The building was locked down in less than five minutes, according to the student publication, and protesters allowed no one to enter.
Protesters blocked security cameras inside the building with black trash bags and tape, and according to a source from within the building, at least three facility workers remained inside until 1am.
'Several individuals, including the Facilities workers, left the building around 1:10 a.m. after protesters removed the barricades blocking one door, rebolting it after the workers left,' the student paper reported.
One of the workers yelled, 'They held me hostage' as he left the building and smacked somebody's camera, according to the newspaper.
Hundreds of others gathered outside the building and some linked arms to form a human chain blocking the entrance.
'We will not leave until Columbia meets every one of our demands,' the protesters said in a directed chant.

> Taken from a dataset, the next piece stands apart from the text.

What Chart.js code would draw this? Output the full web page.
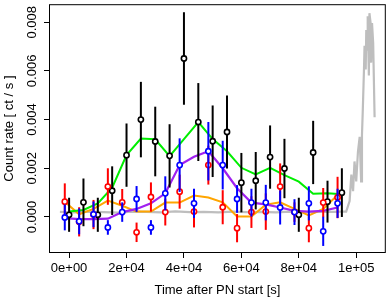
<!DOCTYPE html>
<html>
<head>
<meta charset="utf-8">
<script src="https://cdn.jsdelivr.net/npm/chart.js@4/dist/chart.umd.min.js"></script>
<style>
  html, body { margin: 0; padding: 0; background: #fff; }
  #wrap { width: 390px; height: 298px; }
</style>
</head>
<body>
<div id="wrap"><canvas id="lc"></canvas></div>
<script>
// bin centres (s) for black points + green curve
const binT = [0, 5000, 10000, 15000, 20000, 25000, 30000, 35000, 40000, 45000,
              50000, 55000, 60000, 65000, 70000, 75000, 80000, 85000, 90000, 95000];
// red / blue points and purple / orange curves sit slightly left
const subT = [-1500, 3500, 8500, 13500, 18500, 23500, 28500, 33500, 38500, 43500,
              48500, 53500, 58500, 63500, 68500, 73500, 78500, 83500, 88500, 93500];

const blackRate = [0.00009, 0.0006, 0.00009, 0.00108, 0.00254, 0.0040, 0.0031, 0.00251, 0.00651, 0.0039,
                   0.00311, 0.00349, 0.00141, 0.00149, 0.00246, 0.00199, 0.00009, 0.00265, 0.00063, 0.0010];
const blackErr  = [0.0007, 0.00098, 0.0007, 0.001, 0.0013, 0.00155, 0.00143, 0.0013, 0.0019, 0.0016,
                   0.00147, 0.0015, 0.00122, 0.00118, 0.0013, 0.00122, 0.0007, 0.0013, 0.00086, 0.001];

const redRate = [0.00063, -0.0002, 0.0001, 0.00125, 0.0006, -0.00063, 0.00082, 0.0002, 0.00104, 0.00022,
                 0.00213, 0.0004, -0.00046, 0.0002, 0.00022, 0.00125, 0.0002, -0.00046, 0.00059, 0.0008];
const redErr  = [0.00075, 0.0006, 0.0006, 0.00075, 0.00055, 0.0004, 0.0006, 0.00055, 0.0007, 0.00065,
                 0.0008, 0.0007, 0.00058, 0.00065, 0.00075, 0.00095, 0.0004, 0.00058, 0.0006, 0.00085];

const blueRate = [-0.00002, -0.00018, 0.00011, -0.00043, 0.0002, 0.00074, -0.00043, 0.00097, 0.00213, 0.00056,
                  0.0027, 0.00213, 0.00074, 0.00059, 0.00059, 0.00039, 0.0002, 0.00056, -0.00059, 0.00056];
const blueErr  = [0.00053, 0.00053, 0.00053, 0.0003, 0.0004, 0.00053, 0.0003, 0.0007, 0.0011, 0.0006,
                  0.0012, 0.001, 0.00057, 0.00057, 0.00073, 0.0007, 0.00053, 0.0007, 0.0006, 0.0006];

const greenRate  = [0.00022, 0.00029, 0.00056, 0.0012, 0.00254, 0.00322, 0.00319, 0.0025, 0.0032, 0.0039,
                    0.0032, 0.0027, 0.00202, 0.00175, 0.00202, 0.00172, 0.00145, 0.00095, 0.00097, 0.00093];
const purpleRate = [-0.00005, -0.00009, -0.00009, -0.00007, 0.0002, 0.00033, 0.00056, 0.00097, 0.00213, 0.00247,
                    0.0027, 0.002, 0.00118, 0.00059, 0.00052, 0.00039, 0.00025, 0.00022, 0.00025, 0.00039];
const orangeRate = [0.00063, 0.00011, 0.00033, 0.00067, 0.00046, 0.00022, 0.00022, 0.00059, 0.00059, 0.00088,
                    0.0008, 0.0006, 0.00002, 0.00002, 0.0005, 0.0006, 0.00033, 0.00006, 0.00033, 0.0009];

// full-band light curve (grey), flat then flaring at the end
const greyT    = [-3200, 2000, 7000, 12000, 17000, 22000, 27000, 32000, 37000, 42000, 47000, 52000, 57000,
                  62000, 67000, 72000, 77000, 82000, 87000, 92000, 94700, 96500, 97700, 98300, 98900, 99400,
                  100000, 100600, 101200, 101700, 102000, 102300, 102700, 102900, 103300, 103500, 103800,
                  104000, 104400, 104600, 105000, 105200, 105500, 105900, 106400];
const greyRate = [0.00021, 0.00019, 0.00022, 0.0002, 0.00018, 0.00022, 0.00021, 0.00019, 0.00023, 0.0002,
                  0.00021, 0.00019, 0.00022, 0.0002, 0.00021, 0.00019, 0.00022, 0.0002, 0.00021, 0.00021,
                  0.00022, 0.00022, 0.00065, 0.00174, 0.00106, 0.00228, 0.00146, 0.00268, 0.00329, 0.00146,
                  0.00337, 0.00443, 0.00606, 0.00703, 0.00606, 0.00768, 0.00687, 0.00825, 0.00581, 0.00837,
                  0.00797, 0.00634, 0.00797, 0.00715, 0.0041];

const xTicks = [0, 20000, 40000, 60000, 80000, 100000];
const yTicks = [0, 0.002, 0.004, 0.006, 0.008];

const FONT = '"Liberation Sans", Arial, sans-serif';

function pts(ts, vs) { return ts.map((t, i) => ({x: t, y: vs[i]})); }

// R-ish labels: 0e+00, 2e+04, 1e+05
function sciLabel(v) {
  if (v === 0) return '0e+00';
  const e = Math.floor(Math.log10(v));
  const m = Math.round(v / Math.pow(10, e));
  return m + 'e+' + String(e).padStart(2, '0');
}

// vertical error bars, drawn just under each dataset's own points
const errorBars = {
  id: 'errorBars',
  beforeDatasetDraw(chart, args) {
    const ds = chart.data.datasets[args.index];
    if (!ds.errs) return;
    const {ctx, scales: {x, y}} = chart;
    ctx.save();
    ctx.strokeStyle = ds.borderColor;
    ctx.lineWidth = 2;
    ds.data.forEach((p, i) => {
      const px = x.getPixelForValue(p.x);
      ctx.beginPath();
      ctx.moveTo(px, y.getPixelForValue(p.y - ds.errs[i]));
      ctx.lineTo(px, y.getPixelForValue(p.y + ds.errs[i]));
      ctx.stroke();
    });
    ctx.restore();
  }
};

// box round the plot + rotated y tick labels
const rFrame = {
  id: 'rFrame',
  afterDraw(chart) {
    const {ctx, chartArea: a, scales: {y}} = chart;
    ctx.save();
    ctx.strokeStyle = '#000';
    ctx.lineWidth = 1;
    ctx.strokeRect(a.left + 0.5, a.top + 0.5, a.right - a.left - 1, a.bottom - a.top - 1);
    ctx.fillStyle = '#000';
    ctx.font = '13px ' + FONT;
    ctx.textAlign = 'center';
    ctx.textBaseline = 'middle';
    yTicks.forEach(v => {
      ctx.save();
      ctx.translate(32, y.getPixelForValue(v));
      ctx.rotate(-Math.PI / 2);
      ctx.fillText(v.toFixed(3), 0, 0);
      ctx.restore();
    });
    ctx.restore();
  }
};

const pointDs = (label, ts, vs, errs, color) => ({
  label, data: pts(ts, vs), errs,
  borderColor: color, backgroundColor: '#fff',
  showLine: false, pointRadius: 2.6, pointBorderWidth: 1.6, pointHoverRadius: 2.6
});
const lineDs = (label, ts, vs, color, w) => ({
  label, data: pts(ts, vs),
  borderColor: color, borderWidth: w, pointRadius: 0, showLine: true, tension: 0
});

new Chart(document.getElementById('lc'), {
  type: 'scatter',
  data: {
    datasets: [
      pointDs('blue', subT, blueRate, blueErr, '#0000ff'),
      pointDs('red', subT, redRate, redErr, '#ff0000'),
      pointDs('black', binT, blackRate, blackErr, '#000000'),
      lineDs('green', binT, greenRate, '#00ee00', 2),
      lineDs('purple', subT, purpleRate, '#a020f0', 2.2),
      lineDs('orange', subT, orangeRate, '#ffa500', 2),
      lineDs('grey', greyT, greyRate, '#bebebe', 2.2)
    ]
  },
  options: {
    responsive: true,
    maintainAspectRatio: false,
    animation: false,
    events: [],
    layout: { padding: { top: 1, right: 2, left: 0, bottom: 0 } },
    plugins: { legend: { display: false }, tooltip: { enabled: false } },
    scales: {
      x: {
        type: 'linear', min: -7000, max: 110300,
        afterBuildTicks: s => { s.ticks = xTicks.map(v => ({value: v})); },
        afterFit: s => { s.height = 45; },
        ticks: { callback: v => sciLabel(v), color: '#000', font: { family: FONT, size: 13 }, padding: 3, maxRotation: 0 },
        grid: { drawOnChartArea: false, drawTicks: true, tickLength: 5, color: '#000' },
        border: { display: false },
        title: { display: true, text: 'Time after PN start [s]', color: '#000',
                 font: { family: FONT, size: 13 }, padding: { top: 0, bottom: 0 } }
      },
      y: {
        type: 'linear', min: -0.00148, max: 0.00874,
        afterBuildTicks: s => { s.ticks = yTicks.map(v => ({value: v})); },
        afterFit: s => { s.width = 49; },
        ticks: { display: false },
        grid: { drawOnChartArea: false, drawTicks: true, tickLength: 5, color: '#000' },
        border: { display: false },
        title: { display: true, text: 'Count rate [ ct / s ]', color: '#000',
                 font: { family: FONT, size: 13 }, padding: { top: 2, bottom: 0 } }
      }
    }
  },
  plugins: [errorBars, rFrame]
});
</script>
</body>
</html>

Images from within the Hamilton Hall show how furious protesters stacked two metal tables that had originally been placed outside of Hartley Hall on top of each other and bound them to the doors with rope and zip ties.
At around 1.28am, the protesters draped a Palestinian flag from a window on the third floor of the building before using newspapers to cover windows and doors.
A banner was then dropped from the leftmost side of Hamilton Hall, reading 'Gaza Calls Columbia Falls.'
The crackdown at Columbia, at the center of Gaza-related protests roiling university campuses across the US in recent weeks, occurred as police at the University of Texas at Austin arrested dozens of students whom they doused with pepper spray at a pro-Palestinian rally.
Columbia sent a letter on Monday morning warning that students who did not vacate the encampment by 2pm ET and sign a form promising to abide by university policies would face suspension and become ineligible to complete the semester in good standing.
'We have begun suspending students as part of this next phase of our efforts to ensure safety on our campus,' said Ben Chang, a university spokesperson, at a briefing on Monday evening.
'The encampment has created an unwelcoming environment for many of our Jewish students and faculty and a noisy distraction that interferes with the teaching, learning and preparing for final exams,' Chang said.
Earlier, Shafik said Columbia would not divest from finances in Israel, a key demand of the protesters. Instead, she offered to invest in health and education in Gaza and make Columbia's direct investment holdings more transparent.
Protesters have vowed to keep their encampment on the Manhattan campus until Columbia meets three demands: divestment, transparency in university finances, and amnesty for students and faculty disciplined for their part in the protests.
Hundreds of demonstrators, many wearing traditional Palestinian keffiyeh scarves, marched around the perimeter of the encampment chanting, 'Disclose! Divest! We will not stop, we will not rest.'
Shafik faced an outcry from many students, faculty and outside observers for summoning New York City police two weeks ago to clear the protest camp.
After more than 100 arrests were made, students restored the encampment on a hedge-lined lawn of the university grounds within days of the April 18 police action.
Since then, students at dozens of campuses from California to New England have set up similar encampments to demonstrate their anger over the Israeli operation in Gaza and the perceived complicity of their schools in it.
This is not the first time the historic Hamilton Hall has been targeted and occupied by student protesters.
Starting at noon on April 23, 1968, student militants occupied Hamilton Hall, the main classroom building, and took a dean hostage for 24 hours.
They stormed into the office of the university's president, ransacked files and smoked his cigars - angry about racism and the Vietnam War.
Over the next few days, hundreds of students would seize a total of five campus buildings.
The occupation attracted global attention. Black militant leaders Stokely Carmichael and H. Rap Brown visited the protesters. China's Chairman Mao Zedong sent a telegram.
Then, early on April 30, a thousand police officers swept in and cleared out the rebels.
'In the club swinging, fist fighting, pushing and kneeing that marked the violent subjugation,' The Associated Press reported at the time.
One hundred students and 15 police officers were injured, while cops made 700 arrests.
The recent pro-Palestinian rallies have sparked intense campus debate over where school officials should draw the line between freedom of expression and hate speech.
Students protesting Israel's military offensive in Gaza, including some Jewish peace activists, have said they are being censured as antisemitic merely for criticizing the Israeli government or for expressing support for Palestinian rights.
Other Jewish groups counter that anti-Israel rhetoric frequently delves into or feeds overt forms of anti-Jewish hatred and calls for violence, and thus should not be tolerated.